Raw data »
--- BEGIN ---
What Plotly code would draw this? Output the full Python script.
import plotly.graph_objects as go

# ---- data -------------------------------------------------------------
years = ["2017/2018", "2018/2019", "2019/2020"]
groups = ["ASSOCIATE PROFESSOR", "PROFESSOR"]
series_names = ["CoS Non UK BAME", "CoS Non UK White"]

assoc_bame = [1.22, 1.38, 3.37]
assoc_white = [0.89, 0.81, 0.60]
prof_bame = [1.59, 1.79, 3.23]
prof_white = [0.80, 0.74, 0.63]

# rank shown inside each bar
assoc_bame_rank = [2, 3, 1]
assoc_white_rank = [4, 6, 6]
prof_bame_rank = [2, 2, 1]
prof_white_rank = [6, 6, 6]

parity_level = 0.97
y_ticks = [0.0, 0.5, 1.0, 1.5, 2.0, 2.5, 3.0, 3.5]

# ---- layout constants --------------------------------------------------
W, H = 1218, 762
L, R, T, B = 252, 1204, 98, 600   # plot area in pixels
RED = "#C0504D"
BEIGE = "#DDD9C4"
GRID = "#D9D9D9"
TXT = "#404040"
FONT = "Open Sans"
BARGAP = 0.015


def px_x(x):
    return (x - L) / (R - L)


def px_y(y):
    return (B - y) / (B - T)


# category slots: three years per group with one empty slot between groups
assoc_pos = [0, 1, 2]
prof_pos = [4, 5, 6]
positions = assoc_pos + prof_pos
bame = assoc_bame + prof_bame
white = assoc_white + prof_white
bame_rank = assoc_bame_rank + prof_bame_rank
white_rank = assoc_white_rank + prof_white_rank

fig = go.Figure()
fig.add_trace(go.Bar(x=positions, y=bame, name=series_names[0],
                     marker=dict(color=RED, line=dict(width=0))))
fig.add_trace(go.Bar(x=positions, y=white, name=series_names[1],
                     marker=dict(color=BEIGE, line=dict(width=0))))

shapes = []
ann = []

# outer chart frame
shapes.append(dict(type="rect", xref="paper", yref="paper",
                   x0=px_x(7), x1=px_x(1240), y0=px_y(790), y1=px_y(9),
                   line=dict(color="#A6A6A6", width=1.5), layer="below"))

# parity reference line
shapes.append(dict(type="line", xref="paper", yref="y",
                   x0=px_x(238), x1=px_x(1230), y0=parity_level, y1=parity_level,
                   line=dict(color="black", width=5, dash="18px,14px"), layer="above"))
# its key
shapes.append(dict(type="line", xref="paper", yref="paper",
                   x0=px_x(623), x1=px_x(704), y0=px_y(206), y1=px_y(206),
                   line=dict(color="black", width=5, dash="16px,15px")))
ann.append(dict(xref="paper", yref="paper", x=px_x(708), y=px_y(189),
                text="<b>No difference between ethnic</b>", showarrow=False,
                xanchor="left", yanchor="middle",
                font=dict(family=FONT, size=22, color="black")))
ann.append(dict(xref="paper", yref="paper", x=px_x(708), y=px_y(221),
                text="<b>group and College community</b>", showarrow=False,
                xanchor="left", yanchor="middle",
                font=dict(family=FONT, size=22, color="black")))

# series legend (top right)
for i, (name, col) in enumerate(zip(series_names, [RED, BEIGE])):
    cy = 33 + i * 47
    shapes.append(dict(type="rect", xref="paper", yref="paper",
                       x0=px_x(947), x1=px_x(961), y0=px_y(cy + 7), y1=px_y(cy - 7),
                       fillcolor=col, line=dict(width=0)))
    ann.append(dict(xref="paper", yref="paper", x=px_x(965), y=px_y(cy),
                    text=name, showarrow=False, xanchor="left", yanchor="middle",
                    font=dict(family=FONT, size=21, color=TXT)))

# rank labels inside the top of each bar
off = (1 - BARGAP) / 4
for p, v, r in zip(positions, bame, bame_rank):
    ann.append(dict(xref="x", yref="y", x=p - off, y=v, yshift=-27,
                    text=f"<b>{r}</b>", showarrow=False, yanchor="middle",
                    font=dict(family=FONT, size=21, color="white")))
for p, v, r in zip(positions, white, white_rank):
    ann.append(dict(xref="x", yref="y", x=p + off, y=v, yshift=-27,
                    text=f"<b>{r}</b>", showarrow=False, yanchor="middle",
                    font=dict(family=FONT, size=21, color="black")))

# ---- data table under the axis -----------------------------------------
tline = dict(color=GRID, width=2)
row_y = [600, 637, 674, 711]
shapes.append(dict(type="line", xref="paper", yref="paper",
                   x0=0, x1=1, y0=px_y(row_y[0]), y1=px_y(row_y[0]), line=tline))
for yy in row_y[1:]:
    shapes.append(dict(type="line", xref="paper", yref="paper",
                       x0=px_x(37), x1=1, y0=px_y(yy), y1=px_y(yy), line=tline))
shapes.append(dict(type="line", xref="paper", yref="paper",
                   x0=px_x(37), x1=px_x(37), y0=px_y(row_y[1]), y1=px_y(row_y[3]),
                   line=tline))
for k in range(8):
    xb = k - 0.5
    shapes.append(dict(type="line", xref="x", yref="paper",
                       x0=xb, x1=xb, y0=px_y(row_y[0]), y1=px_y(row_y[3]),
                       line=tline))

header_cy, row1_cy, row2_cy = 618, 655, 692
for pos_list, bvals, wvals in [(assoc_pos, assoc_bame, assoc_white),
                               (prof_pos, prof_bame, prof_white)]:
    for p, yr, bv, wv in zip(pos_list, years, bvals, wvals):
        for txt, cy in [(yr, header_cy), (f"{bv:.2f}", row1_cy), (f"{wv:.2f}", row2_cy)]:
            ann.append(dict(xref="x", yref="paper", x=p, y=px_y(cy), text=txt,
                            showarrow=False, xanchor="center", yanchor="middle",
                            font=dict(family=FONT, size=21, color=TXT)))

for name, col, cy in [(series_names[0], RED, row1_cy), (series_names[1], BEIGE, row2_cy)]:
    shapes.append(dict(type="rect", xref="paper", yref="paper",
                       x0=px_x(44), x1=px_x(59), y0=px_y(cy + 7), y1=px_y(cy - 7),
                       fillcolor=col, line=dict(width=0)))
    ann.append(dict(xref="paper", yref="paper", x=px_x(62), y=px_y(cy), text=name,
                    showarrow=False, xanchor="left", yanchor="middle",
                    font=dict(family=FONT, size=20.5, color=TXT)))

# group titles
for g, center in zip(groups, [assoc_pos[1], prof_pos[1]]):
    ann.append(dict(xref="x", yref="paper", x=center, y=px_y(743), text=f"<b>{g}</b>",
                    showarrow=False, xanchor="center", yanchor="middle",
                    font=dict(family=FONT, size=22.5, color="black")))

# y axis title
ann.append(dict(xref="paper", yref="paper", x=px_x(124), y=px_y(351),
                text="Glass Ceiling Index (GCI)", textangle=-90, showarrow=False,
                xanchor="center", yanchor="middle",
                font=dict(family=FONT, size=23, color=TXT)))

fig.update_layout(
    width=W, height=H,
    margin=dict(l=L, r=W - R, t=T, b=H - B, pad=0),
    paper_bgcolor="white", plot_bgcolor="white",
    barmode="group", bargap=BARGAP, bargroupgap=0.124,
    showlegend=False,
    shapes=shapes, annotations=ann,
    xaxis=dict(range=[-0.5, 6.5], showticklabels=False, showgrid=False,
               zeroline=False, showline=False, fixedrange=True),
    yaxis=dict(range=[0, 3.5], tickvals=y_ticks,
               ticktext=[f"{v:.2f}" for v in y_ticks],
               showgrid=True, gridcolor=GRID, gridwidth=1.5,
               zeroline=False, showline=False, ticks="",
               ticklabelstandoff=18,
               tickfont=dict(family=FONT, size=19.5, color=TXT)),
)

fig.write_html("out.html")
--- END ---
Task » Exactly as written, please reproduce the lines from the first line of the data to the line containing "y_ticks = [0.0, 0.5, 1.0, 1.5, 2.0, 2.5, 3.0, 3.5]", inclusive, and nothing else.

The solution »
What Plotly code would draw this? Output the full Python script.
import plotly.graph_objects as go

# ---- data -------------------------------------------------------------
years = ["2017/2018", "2018/2019", "2019/2020"]
groups = ["ASSOCIATE PROFESSOR", "PROFESSOR"]
series_names = ["CoS Non UK BAME", "CoS Non UK White"]

assoc_bame = [1.22, 1.38, 3.37]
assoc_white = [0.89, 0.81, 0.60]
prof_bame = [1.59, 1.79, 3.23]
prof_white = [0.80, 0.74, 0.63]

# rank shown inside each bar
assoc_bame_rank = [2, 3, 1]
assoc_white_rank = [4, 6, 6]
prof_bame_rank = [2, 2, 1]
prof_white_rank = [6, 6, 6]

parity_level = 0.97
y_ticks = [0.0, 0.5, 1.0, 1.5, 2.0, 2.5, 3.0, 3.5]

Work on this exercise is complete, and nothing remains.